You can find some details here, but I also listed them out in the table below:
This is knowledge that most Japanese-Buddhists would not pay attention to, unless they are particular devoted to esoteric practices,4 or have some ecclesiastical training. Further depending on which Buddhist sect we’re talking about, you might see them often, or rarely at all. But this list is almost universal in Japanese Buddhism, and it’s fascinating to see it come up now and then, even in social media.
P.S. I’ve spoken about Taima-dera temple (the Twitter feed above) in a previous post. These days, like many old temples in the Nara area, has been folded into the Shingon esoteric sect.

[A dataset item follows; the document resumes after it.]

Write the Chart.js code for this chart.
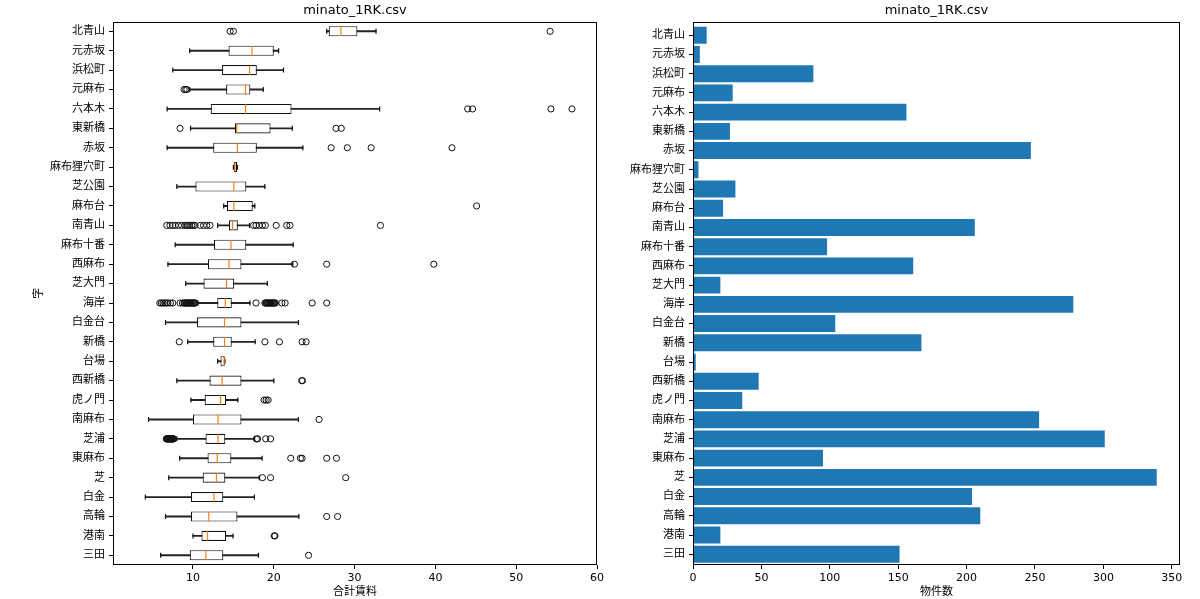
<!DOCTYPE html>
<html><head><meta charset="utf-8">
<script src="https://cdn.jsdelivr.net/npm/chart.js@4.4.0/dist/chart.umd.min.js"></script>
<style>
html,body{margin:0;padding:0;background:#fff;overflow:hidden;}
#wrap{position:relative;width:1200px;height:599px;background:#fff;}
.box{position:absolute;top:0;}
</style></head><body>
<div id="wrap">
<div class="box" style="left:0;width:625px;height:599px;"><canvas id="c1" width="625" height="599"></canvas></div>
<div class="box" style="left:600px;width:600px;height:599px;"><canvas id="c2" width="600" height="599"></canvas></div>
</div>
<script>
const districts = ['北青山','元赤坂','浜松町','元麻布','六本木','東新橋','赤坂','麻布狸穴町','芝公園','麻布台','南青山','麻布十番','西麻布','芝大門','海岸','白金台','新橋','台場','西新橋','虎ノ門','南麻布','芝浦','東麻布','芝','白金','高輪','港南','三田'];
const whiskerLow  = [26.55, 9.6, 7.5, 9.6, 6.8, 9.7, 6.8, 15.0, 8.0, 13.8, 13.05, 7.8, 6.9, 9.1, 10.6, 6.6, 9.35, 13.05, 8.0, 9.75, 4.5, 8.0, 8.35, 7.0, 4.1, 6.6, 10.0, 6.0];
const quartile1   = [26.8, 14.4, 13.6, 14.1, 12.2, 15.2, 12.5, 15.05, 10.3, 14.2, 14.45, 12.6, 11.85, 11.3, 13.0, 10.5, 12.5, 13.4, 12.05, 11.45, 10.0, 11.55, 11.8, 11.2, 9.75, 9.75, 11.05, 9.6];
const median      = [28.3, 17.3, 17.0, 16.5, 16.5, 15.4, 15.5, 15.2, 15.05, 15.05, 14.9, 14.7, 14.45, 14.15, 14.0, 13.9, 13.9, 13.85, 13.6, 13.4, 13.1, 13.1, 13.0, 12.9, 12.6, 11.95, 11.8, 11.6];
const quartile3   = [30.35, 20.0, 17.9, 17.1, 22.2, 19.6, 17.9, 15.45, 16.6, 17.4, 15.55, 16.6, 16.0, 15.1, 14.8, 16.0, 14.8, 13.95, 16.0, 14.1, 16.0, 14.0, 14.75, 14.0, 13.75, 15.5, 14.1, 13.75];
const whiskerHigh = [32.65, 20.6, 21.2, 18.7, 33.1, 22.3, 23.6, 15.5, 18.9, 17.65, 17.0, 22.4, 22.35, 19.2, 17.05, 23.05, 17.7, 13.95, 20.0, 15.55, 23.05, 17.6, 18.55, 18.2, 17.6, 23.1, 14.95, 18.1];
const outliers = [
  [14.6, 15.0, 54.2],
  [],
  [],
  [8.9, 9.1, 9.25],
  [44.0, 44.6, 54.3, 56.9],
  [8.4, 27.7, 28.35],
  [27.1, 29.1, 32.05, 42.05],
  [],
  [],
  [45.1],
  [6.75, 7.15, 7.5, 7.8, 8.2, 8.6, 9.0, 9.2, 9.4, 9.6, 9.85, 10.05, 10.25, 10.9, 11.3, 11.7, 12.1, 17.5, 17.8, 18.2, 18.6, 18.95, 20.3, 21.6, 22.0, 33.2],
  [],
  [22.55, 26.55, 39.8],
  [],
  [5.9, 6.1, 6.3, 6.5, 6.7, 6.9, 7.2, 7.5, 8.4, 8.7, 8.9, 9.0, 9.1, 9.2, 9.3, 9.4, 9.5, 9.6, 9.7, 9.8, 9.9, 10.0, 10.1, 10.2, 10.3, 17.8, 18.9, 19.0, 19.1, 19.2, 19.3, 19.4, 19.5, 19.6, 19.7, 19.8, 19.9, 20.0, 20.1, 20.2, 21.0, 21.4, 24.75, 26.55],
  [],
  [8.3, 18.9, 20.7, 23.5, 24.0],
  [],
  [23.45, 23.55],
  [18.8, 19.05, 19.3],
  [25.6],
  [6.7, 6.75, 6.8, 6.85, 6.9, 6.95, 7.0, 7.05, 7.1, 7.15, 7.2, 7.25, 7.3, 7.35, 7.4, 7.45, 7.5, 7.55, 7.6, 17.85, 18.0, 19.0, 19.6],
  [22.1, 23.3, 23.5, 26.55, 27.75],
  [18.6, 19.6, 28.9],
  [],
  [26.55, 27.9],
  [20.05, 20.15],
  [24.3]
];
const listingCounts = [10, 5, 88, 29, 156, 27, 247, 4, 31, 22, 206, 98, 161, 20, 278, 104, 167, 2, 48, 36, 253, 301, 95, 339, 204, 210, 20, 151];
const rentTicks = [10, 20, 30, 40, 50, 60];
const countTicks = [0, 50, 100, 150, 200, 250, 300, 350];
const chartTitle = 'minato_1RK.csv';
const rentAxisTitle = '合計賃料';
const districtAxisTitle = '字';
const countAxisTitle = '物件数';

Chart.defaults.font.family = "'DejaVu Sans', 'Noto Sans CJK JP', sans-serif";
Chart.defaults.font.size = 11;
Chart.defaults.color = '#000';
Chart.defaults.animation = false;

const framePlugin = {
  id: 'frame',
  afterDraw(chart) {
    const {ctx, chartArea: a} = chart;
    ctx.save();
    ctx.strokeStyle = '#000';
    ctx.lineWidth = 1;
    ctx.strokeRect(Math.round(a.left) + 0.5, Math.round(a.top) + 0.5, Math.round(a.right - a.left) - 1, Math.round(a.bottom - a.top) - 1);
    ctx.restore();
  }
};

const tickGrid = {drawOnChartArea: false, drawTicks: true, tickLength: 4, tickColor: '#000', offset: false};

new Chart(document.getElementById('c1'), {
  type: 'bar',
  data: {
    datasets: [
      {type: 'bar', label: 'whisker', data: districts.map((d, i) => ({y: i + 1, x: [whiskerLow[i], whiskerHigh[i]]})),
       backgroundColor: '#222', barThickness: 1.2, grouped: false, order: 5},
      {type: 'bar', label: 'box', data: districts.map((d, i) => ({y: i + 1, x: [quartile1[i], quartile3[i]]})),
       backgroundColor: '#fff', borderColor: '#111', borderWidth: 1.1, borderSkipped: false,
       barPercentage: 0.52, categoryPercentage: 1, grouped: false, order: 4},
      {type: 'scatter', label: 'caps', data: districts.flatMap((d, i) => [{x: whiskerLow[i], y: i + 1}, {x: whiskerHigh[i], y: i + 1}]),
       pointStyle: 'line', pointRotation: 90, pointRadius: 2.5, pointBorderColor: '#111', pointBorderWidth: 1.2, order: 3},
      {type: 'scatter', label: 'outliers', data: outliers.flatMap((arr, i) => arr.map(v => ({x: v, y: i + 1}))),
       pointStyle: 'circle', pointRadius: 3.1, pointBorderColor: '#111', pointBackgroundColor: 'rgba(0,0,0,0)', pointBorderWidth: 1, order: 2},
      {type: 'scatter', label: 'median', data: districts.map((d, i) => ({x: median[i], y: i + 1})),
       pointStyle: 'line', pointRotation: 90, pointRadius: 4.7, pointBorderColor: '#ff7f0e', pointBorderWidth: 1.2, order: 1}
    ]
  },
  options: {
    responsive: false,
    indexAxis: 'y',
    events: [],
    layout: {padding: {left: 0, right: 28, top: 0, bottom: 0}},
    plugins: {
      legend: {display: false},
      tooltip: {enabled: false},
      title: {display: true, text: chartTitle, fullSize: false, font: {size: 13, weight: 'normal'}, padding: {top: 3, bottom: 3}, color: '#000'}
    },
    scales: {
      x: {
        type: 'linear', min: 0.1, max: 60, offset: false,
        grid: tickGrid, border: {display: false},
        afterBuildTicks: s => { s.ticks = rentTicks.map(v => ({value: v})); },
        afterFit: s => { s.height = 34; },
        ticks: {padding: 3, maxRotation: 0, autoSkip: false, callback: v => String(v)},
        title: {display: true, text: rentAxisTitle, padding: {top: 0, bottom: 0}, font: {size: 11}}
      },
      y: {
        type: 'linear', reverse: true, min: 0.5, max: 28.5, offset: false,
        grid: tickGrid, border: {display: false},
        afterBuildTicks: s => { s.ticks = districts.map((d, i) => ({value: i + 1})); },
        afterFit: s => { s.width = 113; },
        ticks: {padding: 4, autoSkip: false, callback: v => districts[Math.round(v) - 1]},
        title: {display: true, text: districtAxisTitle, padding: {top: 33, bottom: 0}, font: {size: 11}}
      }
    }
  },
  plugins: [framePlugin]
});

new Chart(document.getElementById('c2'), {
  type: 'bar',
  data: {
    datasets: [
      {label: '物件数', data: listingCounts.map((c, i) => ({y: i, x: c})),
       backgroundColor: '#1f77b4', borderWidth: 0,
       barPercentage: 0.88, categoryPercentage: 1, grouped: false}
    ]
  },
  options: {
    responsive: false,
    indexAxis: 'y',
    events: [],
    layout: {padding: {left: 0, right: 20, top: 0, bottom: 0}},
    plugins: {
      legend: {display: false},
      tooltip: {enabled: false},
      title: {display: true, text: chartTitle, fullSize: false, font: {size: 13, weight: 'normal'}, padding: {top: 3, bottom: 3}, color: '#000'}
    },
    scales: {
      x: {
        type: 'linear', min: 0, max: 356, offset: false,
        grid: tickGrid, border: {display: false},
        afterBuildTicks: s => { s.ticks = countTicks.map(v => ({value: v})); },
        afterFit: s => { s.height = 34; },
        ticks: {padding: 3, maxRotation: 0, autoSkip: false, callback: v => String(v)},
        title: {display: true, text: countAxisTitle, padding: {top: 0, bottom: 0}, font: {size: 11}}
      },
      y: {
        type: 'linear', reverse: true, min: -0.71, max: 27.56, offset: false,
        grid: tickGrid, border: {display: false},
        afterBuildTicks: s => { s.ticks = districts.map((d, i) => ({value: i})); },
        afterFit: s => { s.width = 93; },
        ticks: {padding: 4, autoSkip: false, callback: v => districts[Math.round(v)]}
      }
    }
  },
  plugins: [framePlugin]
});
</script>
</body></html>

P.P.S. Mantras are usually not meant to be translated. There are English translations, but it kind of defeats the purpose of mantras in the esoteric tradition. The journey is more important.
1 These are usually written in katakana script since they’re technically foreign-imported words from Sanskrit.
2 If you see ō, it means that the word is pronounced like English “oh”, but two-beats long. Japanese distinguishes between “o” (one beat) and “ō” (two beats). Same pronunciation, different length.
3 That is, the historical Buddha and founder of the religion. ‘Nuff said.
4 Usually this means devotees of either Shingon or Tendai sects. Also, some of the mantras above are pronounced slightly differently depending on whether it’s the Shingon or Tendai lineage. This is an area I don’t know very well, so if you need further details, please consult other sources.